La raison officielle avancée par la Confédération pour renoncer à poursuivre son étude de ce projet est qu’il ne dispenserait pas de tout de même devoir élargir l’A1 entre Vengeron et Perly. Elle ne blesse personne.

Bref.

Dans son Exposé des motifs, le Conseil d’Etat annonce un coût de 2,86 milliards HT, sans mentionner  que les services de la Confédération sont arrivés à un coût plus élevé de 1,0 milliard, plus élevé de 36 % !

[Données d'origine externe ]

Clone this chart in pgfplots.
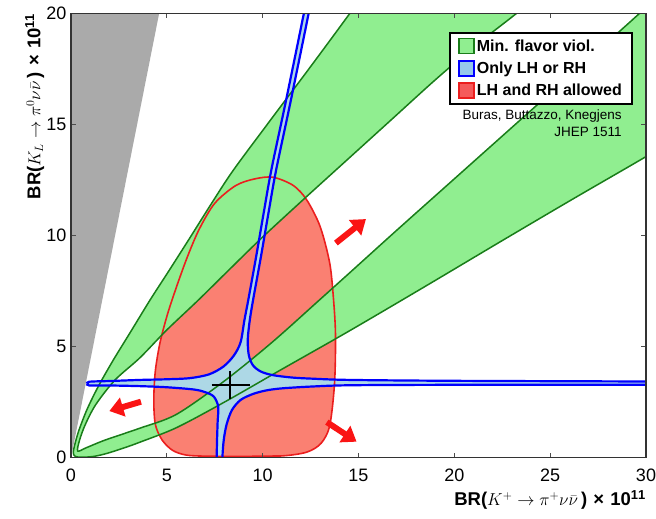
\documentclass[border=0pt]{standalone}
\usepackage{fontspec}
\setmainfont{Liberation Sans}
\usepackage{pgfplots}
\pgfplotsset{compat=1.18}
\usetikzlibrary{arrows.meta}
\definecolor{lgreen}{RGB}{144,238,144}
\definecolor{dgreen}{RGB}{25,125,25}
\definecolor{lblue}{RGB}{173,216,230}
\definecolor{legblue}{RGB}{150,200,235}
\definecolor{salm}{RGB}{250,128,114}
\definecolor{legred}{RGB}{245,90,90}
\definecolor{redline}{RGB}{235,30,30}
\definecolor{arrowred}{RGB}{250,20,20}
\definecolor{wedge}{RGB}{170,170,170}
\begin{document}
\begin{tikzpicture}[x=1pt,y=1pt]
\path[use as bounding box] (0,0) rectangle (656,519);
\begin{axis}[
  at={(71pt,61.3pt)}, anchor=south west,
  scale only axis, width=575pt, height=444.4pt,
  xmin=0, xmax=30, ymin=0, ymax=20,
  xtick={0,5,10,15,20,25,30}, ytick={0,5,10,15,20},
  axis on top, no markers,
  tick align=inside, major tick length=5pt,
  tick style={black!70, line width=0.8pt},
  axis line style={black!80, line width=1.3pt},
  ticklabel style={font=\fontsize{18}{20}\selectfont},
  /pgf/number format/assume math mode=true,
  xticklabel style={yshift=-8pt},
  yticklabel style={xshift=-1pt},
  xlabel={BR($K^{+}\to\pi^{+}\nu\bar{\nu}\,$)\,\,×\,\,10$^{\mathbf{11}}$},
  ylabel={BR($K_{L}\to\pi^{0}\nu\bar{\nu}\,$)\,\,×\,\,10$^{\mathbf{11}}$},
  xlabel style={at={(axis description cs:1,-0.0952)}, anchor=east, font=\bfseries\fontsize{18.5}{21}\selectfont, inner sep=0pt},
  ylabel style={at={(axis description cs:-0.063,1)}, anchor=east, font=\bfseries\fontsize{18.5}{21}\selectfont, inner sep=0pt},
  legend style={at={(axis description cs:0.977,0.9586)}, anchor=north east, draw=black, line width=2pt, fill=white,
    font=\bfseries\fontsize{16}{19}\selectfont, inner xsep=8pt, inner ysep=5pt, row sep=5pt},
  legend cell align=left,
  legend image code/.code={\draw[#1] (0pt,-7.5pt) rectangle (15pt,7.5pt);},
]
\addlegendimage{fill=lgreen, draw=dgreen, line width=1.5pt}
\addlegendentry{Min. flavor viol.}
\addlegendimage{fill=legblue, draw=blue, line width=1.5pt}
\addlegendentry{Only LH or RH}
\addlegendimage{fill=legred, draw=redline, line width=1.5pt}
\addlegendentry{LH and RH allowed}

% Grossman-Nir excluded wedge
\addplot[fill=wedge, draw=none, forget plot] coordinates {(0,0) (5.06,22) (-1,22) (-1,0)};

% LH and RH allowed region (fill)
\addplot[fill=salm, draw=none, smooth, forget plot] coordinates {
(9,0.06) (11,0.08) (12.3,0.25) (13.05,0.65) (13.5,1.45) (13.75,3.35) (13.8,5.5) (13.7,7.09)
(13.5,8.75) (13.0,10.4) (12.3,11.6) (11.6,12.25) (10.55,12.62) (9.6,12.55) (8.6,12.25) (7.5,11.45)
(6.7,10.3) (6.1,9.1) (5.55,7.8) (5.05,6.5) (4.65,5.2) (4.4,3.9) (4.32,2.6) (4.4,1.5) (4.75,0.8)
(5.3,0.33) (6.0,0.12) (7,0.07) (9,0.06) (11,0.08)};

% MFV band (fill)
\addplot[fill=lgreen, draw=none, smooth, forget plot] coordinates {
(16.2,22) (14.55,20) (12.5,17.6) (10.5,15.3) (8.47,12.94) (7.3,11.4) (6.2,9.89) (5.1,8.4) (4.12,7.09)
(3.1,5.65) (2.21,4.4) (1.45,3.25) (0.85,2.2) (0.42,1.25) (0.2,0.6) (0.12,0.22)
(0.22,0.06) (0.55,0.02) (1.2,0.06) (1.9,0.2) (2.8,0.45) (3.6,0.7) (5.5,1.35) (8,2.5) (11,3.98)
(14.55,5.72) (18.5,7.72) (22.4,9.72) (26.2,11.65) (30,13.55) (33,15.1) (33,22)
(32.3,22) (29.67,20) (29,19.48) (26,17.17) (23,14.86) (20,12.55) (17,10.24) (14.55,8.33) (12.9,7.05)
(10.5,5.2) (8,3.45) (5.5,1.95) (3.6,1.33) (1.8,0.8) (0.8,0.45) (0.35,0.3)
(0.45,0.8) (0.75,1.5) (1.3,2.4) (2.3,3.5) (3.6,4.5) (5.0,5.75) (6.64,7.09) (8.3,8.5) (9.95,9.89)
(12.1,11.6) (14.4,13.4) (16.7,15.2) (19,17.0) (21.1,18.55) (23.25,20) (25.8,21.8)};

% Only LH or RH (fill)
\addplot[fill=lblue, draw=none, smooth, forget plot] coordinates {
(7.58,-1) (7.6,0) (7.62,0.8) (7.65,1.6) (7.68,2.3) (7.45,2.75) (7.0,2.95) (6.4,3.07) (5.0,3.17)
(3.6,3.22) (2.0,3.25) (0.95,3.25) (0.87,3.33) (0.95,3.42) (2.0,3.45) (3.6,3.5) (5.0,3.53) (6.2,3.58)
(7.2,3.75) (7.95,4.1) (8.5,4.6) (8.85,5.2) (9.05,6.2) (9.25,7.1) (9.65,9.0) (10.05,11.0) (10.45,12.94)
(11.2,16) (12.15,20) (12.6,22) (12.85,22) (12.4,20) (11.45,16) (10.7,12.94) (10.3,11.0) (9.9,9.0)
(9.5,7.1) (9.33,6.2) (9.22,5.3) (9.28,4.6) (9.5,4.15) (9.9,3.88) (10.5,3.72) (11.5,3.61) (12.5,3.56)
(14.55,3.5) (20,3.46) (30,3.43) (32,3.43) (32,3.28) (30,3.28) (20,3.28) (14.55,3.26) (12.5,3.2)
(11.0,3.12) (10.2,3.03) (9.5,2.87) (8.85,2.6) (8.4,2.15) (8.12,1.5) (7.97,0.8) (7.9,0) (7.88,-1)};

% red outline
\addplot[redline, line width=1.6pt, smooth, forget plot] coordinates {
(9,0.06) (11,0.08) (12.3,0.25) (13.05,0.65) (13.5,1.45) (13.75,3.35) (13.8,5.5) (13.7,7.09)
(13.5,8.75) (13.0,10.4) (12.3,11.6) (11.6,12.25) (10.55,12.62) (9.6,12.55) (8.6,12.25) (7.5,11.45)
(6.7,10.3) (6.1,9.1) (5.55,7.8) (5.05,6.5) (4.65,5.2) (4.4,3.9) (4.32,2.6) (4.4,1.5) (4.75,0.8)
(5.3,0.33) (6.0,0.12) (7,0.07) (9,0.06) (11,0.08)};

% MFV boundaries
\addplot[dgreen, line width=1.5pt, smooth, forget plot] coordinates {
(16.2,22) (14.55,20) (12.5,17.6) (10.5,15.3) (8.47,12.94) (7.3,11.4) (6.2,9.89) (5.1,8.4) (4.12,7.09)
(3.1,5.65) (2.21,4.4) (1.45,3.25) (0.85,2.2) (0.42,1.25) (0.2,0.6) (0.12,0.22)
(0.22,0.06) (0.55,0.02) (1.2,0.06) (1.9,0.2) (2.8,0.45) (3.6,0.7) (5.5,1.35) (8,2.5) (11,3.98)
(14.55,5.72) (18.5,7.72) (22.4,9.72) (26.2,11.65) (30,13.55) (33,15.1)};
\addplot[dgreen, line width=1.5pt, smooth, forget plot] coordinates {
(32.3,22) (29.67,20) (29,19.48) (26,17.17) (23,14.86) (20,12.55) (17,10.24) (14.55,8.33) (12.9,7.05)
(10.5,5.2) (8,3.45) (5.5,1.95) (3.6,1.33) (1.8,0.8) (0.8,0.45) (0.35,0.3)
(0.45,0.8) (0.75,1.5) (1.3,2.4) (2.3,3.5) (3.6,4.5) (5.0,5.75) (6.64,7.09) (8.3,8.5) (9.95,9.89)
(12.1,11.6) (14.4,13.4) (16.7,15.2) (19,17.0) (21.1,18.55) (23.25,20) (25.8,21.8)};

% Only LH or RH outline
\addplot[blue, line width=2.2pt, smooth, forget plot] coordinates {
(7.58,-1) (7.6,0) (7.62,0.8) (7.65,1.6) (7.68,2.3) (7.45,2.75) (7.0,2.95) (6.4,3.07) (5.0,3.17)
(3.6,3.22) (2.0,3.25) (0.95,3.25) (0.87,3.33) (0.95,3.42) (2.0,3.45) (3.6,3.5) (5.0,3.53) (6.2,3.58)
(7.2,3.75) (7.95,4.1) (8.5,4.6) (8.85,5.2) (9.05,6.2) (9.25,7.1) (9.65,9.0) (10.05,11.0) (10.45,12.94)
(11.2,16) (12.15,20) (12.6,22)};
\addplot[blue, line width=2.2pt, smooth, forget plot] coordinates {
(12.85,22) (12.4,20) (11.45,16) (10.7,12.94) (10.3,11.0) (9.9,9.0)
(9.5,7.1) (9.33,6.2) (9.22,5.3) (9.28,4.6) (9.5,4.15) (9.9,3.88) (10.5,3.72) (11.5,3.61) (12.5,3.56)
(14.55,3.5) (20,3.46) (30,3.43) (32,3.43)};
\addplot[blue, line width=2.2pt, smooth, forget plot] coordinates {
(32,3.28) (30,3.28) (20,3.28) (14.55,3.26) (12.5,3.2)
(11.0,3.12) (10.2,3.03) (9.5,2.87) (8.85,2.6) (8.4,2.15) (8.12,1.5) (7.97,0.8) (7.9,0) (7.88,-1)};

% SM point
\addplot[black, line width=1.8pt, forget plot] coordinates {(7.34,3.27) (9.32,3.27)};
\addplot[black, line width=1.8pt, forget plot] coordinates {(8.31,2.62) (8.31,3.89)};

% arrows
\addplot[arrowred, line width=6pt, -{Triangle[width=19pt,length=14pt]}, forget plot] coordinates {(13.82,9.66) (15.39,10.74)};
\addplot[arrowred, line width=6pt, -{Triangle[width=19pt,length=14pt]}, forget plot] coordinates {(3.65,2.52) (2.0,2.1)};
\addplot[arrowred, line width=6pt, -{Triangle[width=19pt,length=14pt]}, forget plot] coordinates {(13.35,1.6) (14.9,0.72)};

\node[anchor=north east, align=right, inner sep=0pt, font=\fontsize{13.5}{16.6}\selectfont]
  at (axis description cs:0.958,0.7830) {Buras, Buttazzo, Knegjens\\JHEP 1511};
\end{axis}
\end{tikzpicture}
\end{document}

Madame la Députée, Monsieur le Député, cette différence me semble être d’ampleur suffisante pour susciter votre curiosité. Quel est le montant juste ? Comment s’explique une telle différence ? L’administration en a-t-elle examiné les causes ? Pourquoi ces explications n’apparaissent-elles pas dans l’Exposé des motifs ? Le montant du crédit demandé, de 6,3 millions, est estimé sur la base de l’évaluation cantonale ; qu’en sera-t-il si c’est l’évaluation de l’administration fédérale qui est correcte ? On parle de péage ; si le péage suffit pour financer 3 milliards, sera-t-il également suffisant pour en financer 4 ?

Madame la Députée, Monsieur le Député, en votant le crédit de 6,3 millions que le Conseil d’Etat vous demande, vous lui accordez de poursuivre vers ce tracé venu de nulle part. Il serait infiniment plus logique, et probablement plus raisonnable, de procéder à une étude comparative des deux tracés envisageables.

Vous remerciant de l’attention que vous porterez à ce courrier, je vous prie d’agréer, Madame la Députée, Monsieur le Député, mes salutations distinguées.